Enhanced visible-light photocatalytic degradation and disinfection performance of oxidized nanoporous g-C3N4 via decoration with graphene oxide quantum dots

Abstract Oxidized nanoporous g-C3N4 (PCNO) decorated with graphene oxide quantum dots (ox-GQDs) was successfully prepared by a facile self-assembly method. As co-catalysts, the ultrasmall zero-dimensional (0D) ox-GQDs can achieve uniform dispersion on the surface/inner channels of PCNO, as well as intimate contact with PCNO through hydrogen bonding, π-π, and chemical bonding interactions. In contrast with PCNO, the ox-GQDs/PCNO composite photocatalysts possessed improved light-harvesting ability, higher charge-transfer efficiency, enhanced photooxidation capacity, and increased amounts of reactive species due to the upconversion properties, strong electron capturing ability, and peroxidase-like activity of the ox-GQDs. Therefore, the visible-light photocatalytic degradation and disinfection performances of the ox-GQDs/PCNO composite were significantly enhanced.

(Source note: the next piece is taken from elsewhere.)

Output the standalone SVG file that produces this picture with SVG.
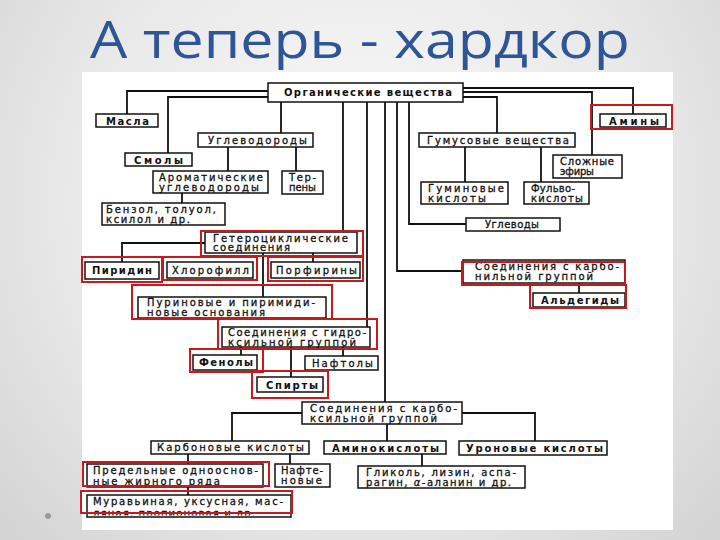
<svg xmlns="http://www.w3.org/2000/svg" width="720" height="540" viewBox="0 0 720 540">
<defs>
<radialGradient id="bg" cx="360" cy="200" r="480" gradientUnits="userSpaceOnUse">
<stop offset="0" stop-color="#fafafa"/>
<stop offset="0.6" stop-color="#e9e9e9"/>
<stop offset="1" stop-color="#d4d4d4"/>
</radialGradient>
<clipPath id="cut"><rect x="80" y="490" width="220" height="25.5"/></clipPath>
</defs>
<style>
.box{fill:#fff;stroke:#111;stroke-width:1.5}
.hl{fill:none;stroke:#c8191e;stroke-width:2}
.ln{fill:none;stroke:#111;stroke-width:1.8}
text{font-family:"DejaVu Sans","Liberation Sans",sans-serif;fill:#111}
.b{font-size:10px;font-weight:bold}
.r{font-size:10px;stroke:#111;stroke-width:0.3}
.title{font-family:"Open Sans","DejaVu Sans",sans-serif;font-size:52px;fill:#2e5596;stroke:none}
</style>
<rect width="720" height="540" fill="url(#bg)"/>
<rect x="82" y="72" width="591" height="458" fill="#fff"/>
<circle cx="48" cy="516" r="3" fill="#9a9a9a"/>
<text class="title" x="90" y="58" textLength="540" lengthAdjust="spacingAndGlyphs">А теперь - хардкор</text>

<g id="connectors">
<path class="ln" d="M268,91 H127 V114 M268,97 H168 V153"/>
<path class="ln" d="M281,102 V133 M228,147 V171 M296,147 V171 M182,193 V203"/>
<path class="ln" d="M343,102 V232 M367,102 V327 M385,102 V402 M397,102 V271 H463 M409,102 V224 H466"/>
<path class="ln" d="M463,88 H633 V114 M463,92 H592 V155 M463,97 H497 V133"/>
<path class="ln" d="M465,147 V182 M541,147 V182"/>
<path class="ln" d="M205,243 H122 V262 M313,253 V262 M263,253 V297"/>
<path class="ln" d="M579,283 V293"/>
<path class="ln" d="M241,347 V355 M291,347 V377 M343,347 V356"/>
<path class="ln" d="M302,413 H232 V441 M462,413 H535 V441 M387,424 V441"/>
<path class="ln" d="M188,454 V464 M290,454 V464 M422,454 V466 M188,487 V495"/>
</g>

<g id="root"><rect class="box" x="268" y="83" width="195" height="19"/><text class="b" x="284" y="96" textLength="168" lengthAdjust="spacing">Органические вещества</text></g>
<g id="masla"><rect class="box" x="96" y="114" width="62" height="13"/><text class="b" x="106" y="124.5" textLength="43" lengthAdjust="spacing">Масла</text></g>
<g id="aminy"><rect class="box" x="600" y="114" width="66" height="13"/><text class="b" x="609" y="124.5" textLength="50" lengthAdjust="spacing">Амины</text><rect class="hl" x="591" y="105" width="81" height="24"/></g>
<g id="uglevodorody"><rect class="box" x="198" y="133" width="115" height="14"/><text class="r" x="208" y="144" textLength="99" lengthAdjust="spacing">Углеводороды</text></g>
<g id="gumus"><rect class="box" x="419" y="133" width="156" height="14"/><text class="r" x="427" y="144" textLength="142" lengthAdjust="spacing">Гумусовые вещества</text></g>
<g id="smoly"><rect class="box" x="125" y="153" width="67" height="13"/><text class="b" x="134" y="163.5" textLength="49" lengthAdjust="spacing">Смолы</text></g>
<g id="efiry"><rect class="box" x="553" y="155" width="69" height="23"/><text class="r" x="560" y="164.5" textLength="54" lengthAdjust="spacing">Сложные</text><text class="r" x="560" y="174.5" textLength="34" lengthAdjust="spacing">эфиры</text></g>
<g id="aromat"><rect class="box" x="153" y="171" width="115" height="22"/><text class="r" x="159" y="180.5" textLength="104" lengthAdjust="spacing">Ароматические</text><text class="r" x="159" y="190.5" textLength="100" lengthAdjust="spacing">углеводороды</text></g>
<g id="terpeny"><rect class="box" x="282" y="171" width="41" height="23"/><text class="r" x="289" y="180.5" textLength="27" lengthAdjust="spacing">Тер-</text><text class="r" x="289" y="190.5" textLength="27" lengthAdjust="spacing">пены</text></g>
<g id="benzol"><rect class="box" x="102" y="203" width="123" height="22"/><text class="r" x="106" y="212.5" textLength="110" lengthAdjust="spacing">Бензол, толуол,</text><text class="r" x="106" y="222.5" textLength="84" lengthAdjust="spacing">ксилол и др.</text></g>
<g id="guminovye"><rect class="box" x="421" y="182" width="87" height="22"/><text class="r" x="428" y="191.5" textLength="76" lengthAdjust="spacing">Гуминовые</text><text class="r" x="428" y="201.5" textLength="58" lengthAdjust="spacing">кислоты</text></g>
<g id="fulvo"><rect class="box" x="524" y="182" width="65" height="22"/><text class="r" x="531" y="191.5" textLength="44" lengthAdjust="spacing">Фульво-</text><text class="r" x="531" y="201.5" textLength="52" lengthAdjust="spacing">кислоты</text></g>
<g id="uglevody"><rect class="box" x="466" y="218" width="94" height="13"/><text class="r" x="485" y="228" textLength="54" lengthAdjust="spacing">Углеводы</text></g>
<g id="hetero"><rect class="box" x="205" y="232" width="152" height="21"/><text class="r" x="213" y="241.5" textLength="135" lengthAdjust="spacing">Гетероциклические</text><text class="r" x="213" y="251" textLength="77" lengthAdjust="spacing">соединения</text><rect class="hl" x="201" y="231" width="162" height="25"/></g>
<g id="piridin"><rect class="box" x="85" y="262" width="74" height="17"/><text class="b" x="92" y="274" textLength="60" lengthAdjust="spacing">Пиридин</text><rect class="hl" x="82" y="257" width="80" height="25"/></g>
<g id="chlorofill"><rect class="box" x="167" y="262" width="86" height="16"/><text class="r" x="172" y="274" textLength="77" lengthAdjust="spacing">Хлорофилл</text><rect class="hl" x="163" y="257" width="94" height="23"/></g>
<g id="porfiriny"><rect class="box" x="271" y="262" width="89" height="16"/><text class="r" x="276" y="274" textLength="81" lengthAdjust="spacing">Порфирины</text><rect class="hl" x="268" y="257" width="95" height="24"/></g>
<g id="karbonil"><rect class="box" x="463" y="260" width="162" height="23"/><text class="r" x="475" y="270" textLength="144" lengthAdjust="spacing">Соединения с карбо-</text><text class="r" x="475" y="280" textLength="118" lengthAdjust="spacing">нильной группой</text><rect class="hl" x="462" y="262" width="163" height="23"/></g>
<g id="aldegidy"><rect class="box" x="533" y="293" width="92" height="14"/><text class="b" x="541" y="304" textLength="78" lengthAdjust="spacing">Альдегиды</text><rect class="hl" x="530" y="285" width="96" height="23"/></g>
<g id="purin"><rect class="box" x="138" y="297" width="188" height="21"/><text class="r" x="147" y="306" textLength="168" lengthAdjust="spacing">Пуриновые и пиримиди-</text><text class="r" x="147" y="316" textLength="118" lengthAdjust="spacing">новые основания</text><rect class="hl" x="132" y="285" width="200" height="34"/></g>
<g id="gidroksil"><rect class="box" x="222" y="327" width="148" height="20"/><text class="r" x="228" y="335.5" textLength="138" lengthAdjust="spacing">Соединения с гидро-</text><text class="r" x="228" y="345.5" textLength="128" lengthAdjust="spacing">ксильной группой</text><rect class="hl" x="218" y="319" width="159" height="30"/></g>
<g id="fenoly"><rect class="box" x="193" y="355" width="64" height="15"/><text class="b" x="199" y="366" textLength="54" lengthAdjust="spacing">Фенолы</text><rect class="hl" x="190" y="349" width="73" height="23"/></g>
<g id="naftoly"><rect class="box" x="305" y="356" width="73" height="14"/><text class="r" x="312" y="367" textLength="61" lengthAdjust="spacing">Нафтолы</text></g>
<g id="spirty"><rect class="box" x="257" y="377" width="66" height="15"/><text class="b" x="266" y="388.5" textLength="52" lengthAdjust="spacing">Спирты</text><rect class="hl" x="252" y="371" width="76" height="27"/></g>
<g id="karboksil"><rect class="box" x="302" y="402" width="160" height="22"/><text class="r" x="310" y="411.5" textLength="147" lengthAdjust="spacing">Соединения с карбо-</text><text class="r" x="310" y="421.5" textLength="127" lengthAdjust="spacing">ксильной группой</text></g>
<g id="karbonovye"><rect class="box" x="151" y="441" width="158" height="13"/><text class="r" x="157" y="451" textLength="147" lengthAdjust="spacing">Карбоновые кислоты</text></g>
<g id="aminokisloty"><rect class="box" x="324" y="441" width="122" height="13"/><text class="b" x="332" y="451.5" textLength="107" lengthAdjust="spacing">Аминокислоты</text></g>
<g id="uronovye"><rect class="box" x="459" y="441" width="148" height="14"/><text class="b" x="466" y="451.5" textLength="137" lengthAdjust="spacing">Уроновые кислоты</text></g>
<g id="predelnye"><rect class="box" x="87" y="464" width="176" height="23"/><text class="r" x="93" y="473.5" textLength="165" lengthAdjust="spacing">Предельные одноосно&#x432;-</text><text class="r" x="93" y="484.5" textLength="127" lengthAdjust="spacing">ные жирного ряда</text><rect class="hl" x="83" y="462" width="186" height="24"/></g>
<g id="naftenovye"><rect class="box" x="275" y="464" width="55" height="23"/><text class="r" x="281" y="474" textLength="42" lengthAdjust="spacing">Нафте-</text><text class="r" x="281" y="484" textLength="41" lengthAdjust="spacing">новые</text></g>
<g id="glikol"><rect class="box" x="358" y="466" width="167" height="22"/><text class="r" x="366" y="475.5" textLength="150" lengthAdjust="spacing">Гликоль, лизин, аспа-</text><text class="r" x="366" y="485.5" textLength="145" lengthAdjust="spacing">рагин, <tspan font-style="italic">α</tspan>-аланин и др.</text></g>
<g id="muravinaya"><rect class="box" x="87" y="495" width="204" height="22"/><text class="r" x="93" y="505" textLength="190" lengthAdjust="spacing">Муравьиная, уксусная, мас-</text><text class="r" x="93" y="516.5" textLength="162" lengthAdjust="spacing" clip-path="url(#cut)">ляная, пропионовая и др.</text><rect class="hl" x="81" y="491" width="211" height="22"/></g>
</svg>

Remarkably, the composite with a 0.2 wt.% deposited amount of ox-GQDs (ox-GQDs-0.2%/PCNO) exhibited optimum amaranth photodegradation activity, with a corresponding rate about 3.1 times as high as that of PCNO. In addition, ox-GQDs-0.2%/PCNO could inactivate about 99.6% of Escherichia coli (E. coli) cells after 4 h of visible light irradiation, whereas only ˜31.9% of E. coli cells were killed by PCNO. Furthermore, h+, •O2−, and •OH were determined to be the reactive species generated in the photocatalytic process of the ox-GQDs/PCNO system; these species can thoroughly mineralize azo dyes and effectively inactivate pathogenic bacteria.